In 2007, what came to be called the prairie dog statement laid out the CDOT general attitude toward the prairie dog, Lawler said.

“We weren’t going to eradicate them,” Lawler said. “Our stewardship of the environment calls for preserving natural environment.”

Two years later, the agency’s early approach to the situation became policy.

“We needed a protocol as we saw the prairie dog being pushed around by development and losing terrain for shelter and forage,” Lawler said. “The policy was specific to our projects.

“We weren’t willing to blade them, entomb them alive,” Lawler said. “That would have flown in the face of our environmental stewardship.”

Now, at project sites, black silt fencing made of a synthetic fabric used in erosion control is stretched around the perimeter of a prairie dog town.

Prairie dogs respect the limits because they like to see where they’re going, Lawler said. Since they can’t see through the silt fencing, they tend to stay put, he said.
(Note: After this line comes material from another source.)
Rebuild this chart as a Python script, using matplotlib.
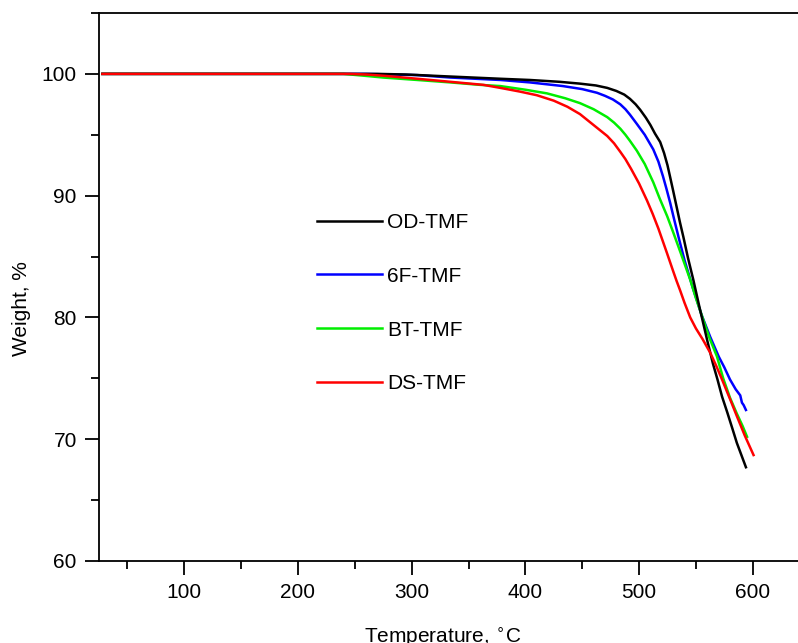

Instead of fencing off prairie dog towns, CDOT encourages prairie dogs to relocate by manually collapsing their burrows.

“We try to keep prairie dogs in an area,” Lawler said. “But they can’t upset our projects.”

CDOT advises private landowners adjacent to agency rights-of-way on ways to control prairie dogs, Lawler said. If property owners have a special-use permit to work from a CDOT right-of-way, they must follow control techniques approved by Colorado Parks and Wildlife, he said.

CPW tries to prevent federal listing of prairie dogs because federal oversight brings multiple regulations and costs.